Woodrow Wilson’s Andrew Johnson, Oak Hill’s Jalen Jones and Shady Spring’s Houstin Syvertson collected first-team honors when the awards were handed out last weekend, and the numbers provided evidence for each pick.

Johnson was known more as the Woodrow quarterback, where he threw for 1,026 yards and 12 touchdowns during the Flying Eagles’ 6-4 regular season, while also rushing for 781 yards and 12 more scores. He even caught three passes for 27 yards.

On special teams, Johnson returned three punts for 24 yards and seven kickoffs for 112 yards. He punted 32 times, averaging 35.3 yards per boot, and even handled the Beckley kickoffs.

He led the team in scoring with 89 points in 10 games.

“I think it’s a great award for a young man that led us to the playoffs in back-to-back seasons and contributed in every phase of the game,” said Flying Eagle head coach John H. Lilly. “He scored touchdowns in every possible way.”

On defense, the spot that actually earned the all-purpose athlete first team honors, Johnson finished the regular season with 35 tackles, almost always lining up against the opposition’s best player.

“He had the athletic ability to take on the opponent’s No. 1 receiver,” said Lilly. “That’s always a big challenge, but he did a good job with it.”

Jones, who was earlier named the Register-Herald Offensive Player of the Year, was one of four running backs on the first team.

The Red Devil star ended the season as the state’s leading point producer, scoring 197 total points. He rushed for 2,046 yards and 25 touchdowns, kicked 25 extra points and finished off a number of 2-point conversions.

The junior was also a special teams star, returning 10 punts for 317 yards and two touchdowns and six kickoffs for 159 yards.

“He’s got power, he’s got speed and he’s got vision,” said Oak Hill head coach Eddie Souk. “He had a great year and was a big part of our success. He’s not a big kid, but he ran it inside and outside for us.”

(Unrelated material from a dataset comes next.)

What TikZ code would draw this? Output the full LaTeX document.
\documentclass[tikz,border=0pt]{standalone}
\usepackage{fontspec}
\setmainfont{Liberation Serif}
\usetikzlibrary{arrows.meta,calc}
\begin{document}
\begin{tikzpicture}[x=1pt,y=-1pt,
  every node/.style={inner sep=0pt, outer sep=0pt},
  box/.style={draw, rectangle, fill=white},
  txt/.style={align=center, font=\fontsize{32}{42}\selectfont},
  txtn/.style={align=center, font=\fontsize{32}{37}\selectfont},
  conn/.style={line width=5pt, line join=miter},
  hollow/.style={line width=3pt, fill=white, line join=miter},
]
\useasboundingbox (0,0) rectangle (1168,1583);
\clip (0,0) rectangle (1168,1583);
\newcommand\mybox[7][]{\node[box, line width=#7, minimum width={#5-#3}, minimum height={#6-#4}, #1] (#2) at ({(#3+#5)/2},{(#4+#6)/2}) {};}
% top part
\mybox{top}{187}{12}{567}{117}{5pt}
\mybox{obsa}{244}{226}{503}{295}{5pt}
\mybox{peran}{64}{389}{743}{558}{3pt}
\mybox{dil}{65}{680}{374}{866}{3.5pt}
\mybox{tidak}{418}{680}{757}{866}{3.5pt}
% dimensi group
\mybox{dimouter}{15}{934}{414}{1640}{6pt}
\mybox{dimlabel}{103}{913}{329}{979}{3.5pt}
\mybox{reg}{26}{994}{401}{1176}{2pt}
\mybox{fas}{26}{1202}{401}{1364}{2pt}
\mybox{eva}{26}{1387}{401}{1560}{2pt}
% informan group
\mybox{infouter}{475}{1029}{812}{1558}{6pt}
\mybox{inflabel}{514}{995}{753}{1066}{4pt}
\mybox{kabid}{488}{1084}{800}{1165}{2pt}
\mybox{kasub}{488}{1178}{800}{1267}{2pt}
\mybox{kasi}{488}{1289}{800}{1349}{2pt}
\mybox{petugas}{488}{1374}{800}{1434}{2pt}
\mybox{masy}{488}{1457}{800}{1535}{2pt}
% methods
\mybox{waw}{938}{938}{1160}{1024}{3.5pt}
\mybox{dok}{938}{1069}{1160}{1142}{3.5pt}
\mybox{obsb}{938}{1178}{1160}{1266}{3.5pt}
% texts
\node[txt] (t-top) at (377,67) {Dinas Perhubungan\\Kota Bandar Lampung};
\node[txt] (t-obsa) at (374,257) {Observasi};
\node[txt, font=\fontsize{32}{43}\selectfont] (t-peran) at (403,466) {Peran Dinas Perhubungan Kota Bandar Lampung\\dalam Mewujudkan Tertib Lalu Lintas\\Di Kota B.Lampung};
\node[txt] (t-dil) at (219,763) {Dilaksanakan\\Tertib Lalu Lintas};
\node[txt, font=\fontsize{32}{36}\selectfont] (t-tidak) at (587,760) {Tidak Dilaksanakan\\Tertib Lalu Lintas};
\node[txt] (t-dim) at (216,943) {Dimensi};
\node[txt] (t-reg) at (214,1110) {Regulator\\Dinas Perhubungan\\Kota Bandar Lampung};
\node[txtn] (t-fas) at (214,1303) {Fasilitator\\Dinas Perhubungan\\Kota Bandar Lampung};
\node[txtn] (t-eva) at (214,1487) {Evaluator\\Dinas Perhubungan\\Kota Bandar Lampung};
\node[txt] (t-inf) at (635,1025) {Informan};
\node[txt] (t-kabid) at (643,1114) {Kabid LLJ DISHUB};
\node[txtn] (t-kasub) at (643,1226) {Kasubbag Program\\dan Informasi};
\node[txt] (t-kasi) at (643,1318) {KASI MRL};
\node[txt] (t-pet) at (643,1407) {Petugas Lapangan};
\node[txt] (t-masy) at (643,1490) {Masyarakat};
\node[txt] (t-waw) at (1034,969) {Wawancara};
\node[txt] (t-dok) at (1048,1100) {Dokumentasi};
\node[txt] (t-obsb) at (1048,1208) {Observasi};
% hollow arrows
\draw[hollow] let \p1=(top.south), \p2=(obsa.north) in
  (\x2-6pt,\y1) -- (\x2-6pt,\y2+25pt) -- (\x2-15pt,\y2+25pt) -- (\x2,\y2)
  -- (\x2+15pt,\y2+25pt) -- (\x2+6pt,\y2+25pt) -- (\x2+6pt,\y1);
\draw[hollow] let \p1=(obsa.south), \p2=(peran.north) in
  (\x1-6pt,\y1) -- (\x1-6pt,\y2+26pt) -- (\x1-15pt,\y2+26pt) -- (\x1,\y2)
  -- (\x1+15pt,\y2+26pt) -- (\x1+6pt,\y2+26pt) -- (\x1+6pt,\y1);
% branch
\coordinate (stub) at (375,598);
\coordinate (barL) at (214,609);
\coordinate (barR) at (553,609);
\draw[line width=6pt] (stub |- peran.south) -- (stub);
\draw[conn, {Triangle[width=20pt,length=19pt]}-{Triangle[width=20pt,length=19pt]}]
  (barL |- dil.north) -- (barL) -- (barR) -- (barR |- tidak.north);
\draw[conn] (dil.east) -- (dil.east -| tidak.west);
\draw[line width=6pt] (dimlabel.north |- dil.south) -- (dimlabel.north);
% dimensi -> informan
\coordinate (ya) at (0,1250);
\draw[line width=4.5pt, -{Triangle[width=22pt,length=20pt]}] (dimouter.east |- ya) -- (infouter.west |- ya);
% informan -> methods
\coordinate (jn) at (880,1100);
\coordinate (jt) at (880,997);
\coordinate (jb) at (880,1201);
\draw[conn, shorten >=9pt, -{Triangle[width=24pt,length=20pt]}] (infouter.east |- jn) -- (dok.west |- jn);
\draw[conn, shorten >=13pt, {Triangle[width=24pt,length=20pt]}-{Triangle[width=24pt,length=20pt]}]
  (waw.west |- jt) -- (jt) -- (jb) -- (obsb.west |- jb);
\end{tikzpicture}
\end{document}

Like the other two area first-teamers, Syvertson excelled at a number of different positions during the Tigers’ first season as a Class AAA squad.

The senior ran the ball 100 times for 779 yards and eight touchdowns, caught 35 passes for 423 yards and four scores and even completed 2 out of 4 pass attempts.

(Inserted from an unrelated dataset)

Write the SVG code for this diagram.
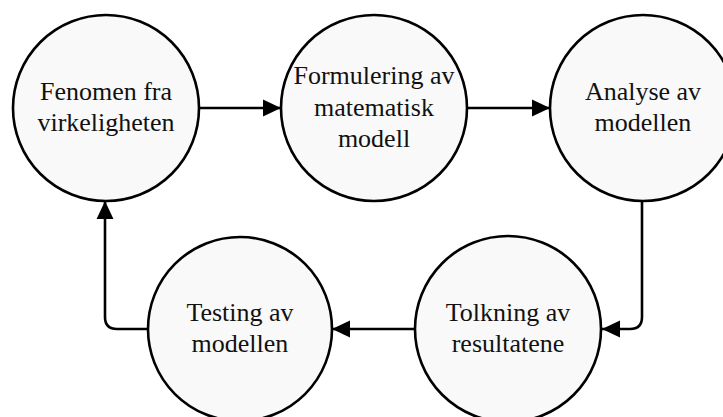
<svg xmlns="http://www.w3.org/2000/svg" width="723" height="417" viewBox="0 0 723 417">
<style>
.node circle{fill:#f9f9f9;stroke:#000;stroke-width:2.6}
.node text{font-family:"Liberation Serif","Times New Roman",serif;font-size:26px;fill:#111;text-anchor:middle}
.conn path{fill:none;stroke:#000;stroke-width:2.6;marker-end:url(#arr)}
</style>
<defs>
<marker id="arr" markerUnits="userSpaceOnUse" markerWidth="18" markerHeight="18" viewBox="0 0 16 16" refX="16" refY="8" orient="auto">
<path d="M0,0.5 L16,8 L0,15.5 Z" fill="#000"/>
</marker>
</defs>
<rect width="723" height="417" fill="#fff"/>
<g class="conn">
<path d="M199,108 H281"/>
<path d="M467,108 H550"/>
<path d="M642,200 V317 Q642,329 630,329 H602"/>
<path d="M415,329 H332"/>
<path d="M148,329 H117 Q105,329 105,317 V201"/>
</g>
<g id="n1" class="node"><circle cx="106" cy="108" r="93"/><text x="106" y="100">Fenomen fra</text><text x="106" y="131">virkeligheten</text></g>
<g id="n2" class="node"><circle cx="374" cy="108" r="93"/><text x="374" y="84">Formulering av</text><text x="374" y="115.5">matematisk</text><text x="374" y="146.5">modell</text></g>
<g id="n3" class="node"><circle cx="643" cy="108" r="93"/><text x="643" y="100">Analyse av</text><text x="643" y="131">modellen</text></g>
<g id="n4" class="node"><circle cx="508" cy="329" r="93"/><text x="508" y="321">Tolkning av</text><text x="508" y="352">resultatene</text></g>
<g id="n5" class="node"><circle cx="240" cy="329" r="92"/><text x="240" y="321">Testing av</text><text x="240" y="352">modellen</text></g>
</svg>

On defense, he was the team’s leading tackler.

“He was a super linebacker, his rushing yardage was up there and he started catching the ball more late in the year,” said Shady Spring head coach Vince Culicerto. “He did a lot of things..”

His leg, though, is what drew the most attention.

Syvertson punted 20 times this season, with nine of them going at least 45 yards. He had three over 50, including a season-best 54-yarder against Independence.

Overall, he averaged 42 yards per punt.

“He worked on his own and went to a lot of camps as a punter,” said Culicerto, who said Syvertson has received interest from schools like WVU and Rutgers and is still contemplating his college future. “He did a lot of traveling up and down the East Coast to go to those camps, and he put in a lot of hard work. It paid off.

“We punted a lot more this year, and the field position he gave us was huge.”

The area was also represented on the second team by Oak Hill offensive lineman Brandon Williams.

Special mention went to Ramon Edwards (Woodrow Wilson) and Adam Weeks (Shady Spring), while honorable mention honorees included Anthony Hosea (Woodrow Wilson), Lamont Lee (Princeton), Troy Lilly (Woodrow Wilson) and Cole McClain (Greenbrier East).

George Washington running back Ryan Switzer was the first team offensive captain.

The North Carolina commitment netted nearly 3,000 all-purpose yards this season. Spring Valley’s Elijah Wellman was the first team defensive captain. The WVU commitment finished the season with 124 tackles, three forced fumbles, three fumble recoveries and an interception that he brought back for a touchdown.